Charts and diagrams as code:
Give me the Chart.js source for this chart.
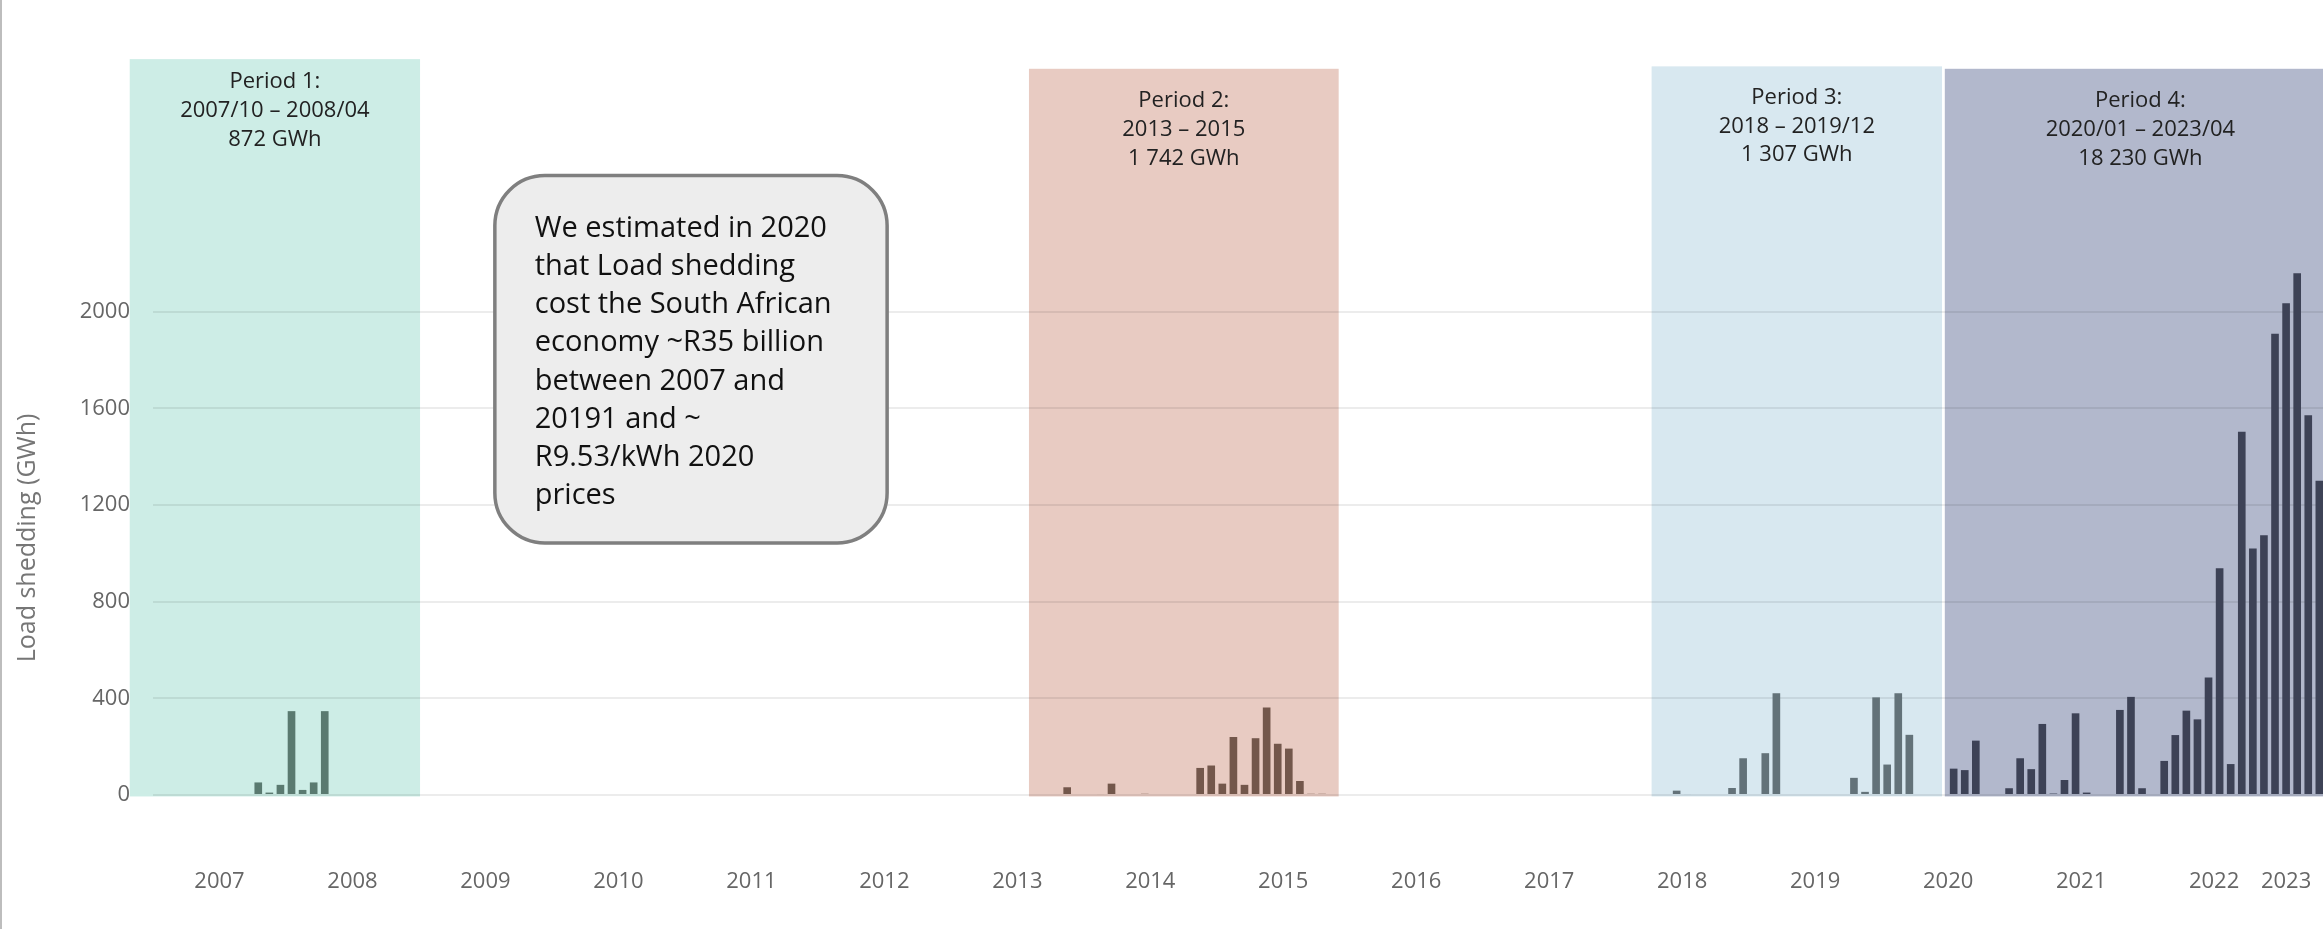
<!DOCTYPE html>
<html>
<head>
<meta charset="utf-8">
<script src="https://cdn.jsdelivr.net/npm/chart.js@4.4.1/dist/chart.umd.min.js"></script>
<style>
  html, body { margin: 0; padding: 0; background: #ffffff; overflow: hidden; }
  #wrap { position: relative; width: 2323px; height: 929px; }
</style>
</head>
<body>
<div id="wrap"><canvas id="c" width="2323" height="929"></canvas></div>
<script>
// ---------------- DATA (monthly load shedding, GWh) ----------------
const p1Months = ['2007-10','2007-11','2007-12','2008-01','2008-02','2008-03','2008-04'];
const p1Values = [52, 10, 42, 347, 21, 52, 347];

const p2Months = ['2013-11','2014-02','2014-03','2014-06','2014-11','2014-12','2015-01','2015-02',
                  '2015-03','2015-04','2015-05','2015-06','2015-07','2015-08','2015-09','2015-10'];
const p2Values = [32, 4, 47, 5, 112, 122, 47, 240, 42, 235, 362, 212, 192, 58, 5, 5];

const p3Months = ['2018-06','2018-07','2018-11','2018-12','2019-02','2019-03','2019-10','2019-11','2019-12'];
const p3Values = [18, 4, 29, 152, 173, 421, 71, 13, 404];

const p4Months = ['2020-01','2020-02','2020-03','2020-04','2020-05','2020-06','2020-07','2020-08','2020-09','2020-10','2020-11','2020-12',
                  '2021-01','2021-02','2021-03','2021-04','2021-05','2021-06','2021-07','2021-08','2021-09','2021-10','2021-11','2021-12',
                  '2022-01','2022-02','2022-03','2022-04','2022-05','2022-06','2022-07','2022-08','2022-09','2022-10','2022-11','2022-12',
                  '2023-01','2023-02','2023-03','2023-04'];
const p4Values = [126, 421, 249, 0, 0, 0, 109, 103, 225, 0, 0, 28,
                  152, 107, 294, 6, 62, 338, 10, 0, 0, 352, 406, 28,
                  0, 141, 248, 349, 313, 486, 938, 128, 1503, 1020, 1075, 1909,
                  2035, 2159, 1571, 1300];

const yearLabels = ['2007','2008','2009','2010','2011','2012','2013','2014','2015',
                    '2016','2017','2018','2019','2020','2021','2022','2023'];
const yTickValues = [0, 400, 800, 1200, 1600, 2000];

const periodTitles = ['Period 1:', 'Period 2:', 'Period 3:', 'Period 4:'];
const periodRanges = ['2007/10 \u2013 2008/04', '2013 \u2013 2015', '2018 \u2013 2019/12', '2020/01 \u2013 2023/04'];
const periodTotals = ['872 GWh', '1 742 GWh', '1 307 GWh', '18 230 GWh'];

const calloutLines = ['We estimated in 2020', 'that Load shedding', 'cost the South African',
                      'economy ~R35 billion', 'between 2007 and', '20191 and ~', 'R9.53/kWh 2020', 'prices'];
const yTitle = 'Load shedding (GWh)';

// ---------------- helpers ----------------
const BASE_YEAR = 2007;
const monthIndex = s => { const [yy, mm] = s.split('-').map(Number); return (yy - BASE_YEAR) * 12 + (mm - 1); };
const lastYear = Number(yearLabels[yearLabels.length - 1]);
const yearTickValue = label => {
  const yy = Number(label);
  return yy === lastYear ? monthIndex(label + '-01') + 0.5 : (yy - BASE_YEAR) * 12 + 6;
};

const points = [];
[[p1Months, p1Values], [p2Months, p2Values], [p3Months, p3Values], [p4Months, p4Values]].forEach(([ms, vs]) => {
  ms.forEach((m, i) => points.push({ x: monthIndex(m) + 0.5, y: vs[i] }));
});

// ---------------- layout / style ----------------
const FONT = "'Open Sans', 'Noto Sans', sans-serif";
const LAYOUT = {
  xMin: 0, xMax: 195.83, yMin: 0, yMax: 3000,
  yAxisWidth: 153, xAxisHeight: 134, padTop: 70,
  boxes: [
    { from: -2.1,   to: 24.1,   top: 3045, bottom: -6, fill: '#CDEDE6', bar: '#5A7A70', textOffset: 23 },
    { from: 79.05,  to: 107.0,  top: 3005, bottom: -6, fill: '#E8CBC2', bar: '#73574B', textOffset: 32 },
    { from: 135.24, to: 161.45, top: 3015, bottom: -6, fill: '#D8E8F0', bar: '#637279', textOffset: 31 },
    { from: 161.7,  to: 197.0,  top: 3005, bottom: -6, fill: '#B2B8CC', bar: '#3D4256', textOffset: 32 }
  ],
  periodLineGap: 28.9,
  callout: { from: 30.85, to: 66.25, top: 2563, bottom: 1043, textX: 34.45, firstLine: 53, lineGap: 38.2, radius: 50 },
  yTitleX: 28, yTitleY: 538
};

const decor = {
  id: 'decor',
  beforeDraw(chart) {
    const { ctx, scales: { x, y } } = chart;
    ctx.save();
    LAYOUT.boxes.forEach(b => {
      const x0 = x.getPixelForValue(b.from), x1 = x.getPixelForValue(b.to);
      const y0 = y.getPixelForValue(b.top), y1 = y.getPixelForValue(b.bottom);
      ctx.fillStyle = b.fill;
      ctx.fillRect(x0, y0, x1 - x0, y1 - y0);
    });
    ctx.restore();
  },
  afterDraw(chart) {
    const { ctx, scales: { x, y } } = chart;
    ctx.save();
    // period labels
    ctx.fillStyle = '#222222';
    ctx.font = '22px ' + FONT;
    ctx.textAlign = 'center';
    ctx.textBaseline = 'middle';
    LAYOUT.boxes.forEach((b, i) => {
      const cx = (x.getPixelForValue(b.from) + x.getPixelForValue(b.to)) / 2;
      const ty = y.getPixelForValue(b.top) + b.textOffset;
      [periodTitles[i], periodRanges[i], periodTotals[i]].forEach((t, k) => {
        ctx.fillText(t, cx, ty + k * LAYOUT.periodLineGap);
      });
    });
    // callout
    const c = LAYOUT.callout;
    const cx0 = x.getPixelForValue(c.from), cx1 = x.getPixelForValue(c.to);
    const cy0 = y.getPixelForValue(c.top), cy1 = y.getPixelForValue(c.bottom);
    ctx.beginPath();
    ctx.roundRect(cx0, cy0, cx1 - cx0, cy1 - cy0, c.radius);
    ctx.fillStyle = '#EDEDED';
    ctx.fill();
    ctx.lineWidth = 3.5;
    ctx.strokeStyle = '#7F7F7F';
    ctx.stroke();
    ctx.fillStyle = '#111111';
    ctx.font = '29px ' + FONT;
    ctx.textAlign = 'left';
    ctx.textBaseline = 'middle';
    const tx = x.getPixelForValue(c.textX);
    calloutLines.forEach((t, k) => ctx.fillText(t, tx, cy0 + c.firstLine + k * c.lineGap));
    // y axis title
    ctx.translate(LAYOUT.yTitleX, LAYOUT.yTitleY);
    ctx.rotate(-Math.PI / 2);
    ctx.fillStyle = '#767676';
    ctx.font = '25px ' + FONT;
    ctx.textAlign = 'center';
    ctx.textBaseline = 'middle';
    ctx.fillText(yTitle, 0, 0);
    ctx.restore();
    // left frame line
    ctx.save();
    ctx.fillStyle = '#BDBDBD';
    ctx.fillRect(0, 0, 2, chart.height);
    ctx.restore();
  }
};

new Chart(document.getElementById('c'), {
  type: 'bar',
  data: {
    datasets: [{
      data: points,
      backgroundColor: ctx => {
        const xv = ctx.raw ? ctx.raw.x : null;
        const b = LAYOUT.boxes.find(bb => xv >= bb.from && xv <= bb.to);
        return b ? b.bar : '#555555';
      },
      borderWidth: 0,
      barPercentage: 0.69,
      categoryPercentage: 1.0
    }]
  },
  options: {
    responsive: false,
    animation: false,
    events: [],
    layout: { padding: { top: LAYOUT.padTop, right: 0, bottom: 0, left: 0 } },
    plugins: { legend: { display: false }, tooltip: { enabled: false }, title: { display: false } },
    scales: {
      x: {
        type: 'linear',
        offset: false,
        min: LAYOUT.xMin, max: LAYOUT.xMax,
        grid: { display: false, drawTicks: false, offset: false },
        border: { display: false },
        afterBuildTicks: scale => { scale.ticks = yearLabels.map(l => ({ value: yearTickValue(l) })); },
        afterFit: scale => {
          scale.height = LAYOUT.xAxisHeight;
          scale.paddingLeft = 0; scale.paddingRight = 0;
          scale.paddingTop = 0; scale.paddingBottom = 0;
        },
        ticks: {
          autoSkip: false, maxRotation: 0, minRotation: 0,
          padding: 74,
          color: '#666666',
          font: { family: FONT, size: 22 },
          callback: (v, i) => yearLabels[i]
        }
      },
      y: {
        min: LAYOUT.yMin, max: LAYOUT.yMax,
        grid: { color: 'rgba(0,0,0,0.075)', lineWidth: 2, drawTicks: false },
        border: { display: false },
        afterBuildTicks: scale => { scale.ticks = yTickValues.map(v => ({ value: v })); },
        afterFit: scale => {
          scale.width = LAYOUT.yAxisWidth;
          scale.paddingLeft = 0; scale.paddingRight = 0;
          scale.paddingTop = 0; scale.paddingBottom = 0;
        },
        ticks: {
          padding: 23,
          color: '#666666',
          font: { family: FONT, size: 22 },
          callback: v => String(v)
        }
      }
    }
  },
  plugins: [decor]
});
</script>
</body>
</html>
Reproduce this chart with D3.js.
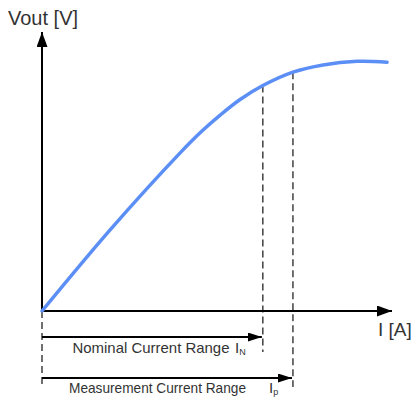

(Task):
The lines from the start of the entries above through the one containing "192, 58, 5, 5];" are to be retyped exactly, and no others. Pictures are left out.

(Final answer):
Give me the Chart.js source for this chart.
<!DOCTYPE html>
<html>
<head>
<meta charset="utf-8">
<script src="https://cdn.jsdelivr.net/npm/chart.js@4.4.1/dist/chart.umd.min.js"></script>
<style>
  html, body { margin: 0; padding: 0; background: #ffffff; overflow: hidden; }
  #wrap { position: relative; width: 2323px; height: 929px; }
</style>
</head>
<body>
<div id="wrap"><canvas id="c" width="2323" height="929"></canvas></div>
<script>
// ---------------- DATA (monthly load shedding, GWh) ----------------
const p1Months = ['2007-10','2007-11','2007-12','2008-01','2008-02','2008-03','2008-04'];
const p1Values = [52, 10, 42, 347, 21, 52, 347];

const p2Months = ['2013-11','2014-02','2014-03','2014-06','2014-11','2014-12','2015-01','2015-02',
                  '2015-03','2015-04','2015-05','2015-06','2015-07','2015-08','2015-09','2015-10'];
const p2Values = [32, 4, 47, 5, 112, 122, 47, 240, 42, 235, 362, 212, 192, 58, 5, 5];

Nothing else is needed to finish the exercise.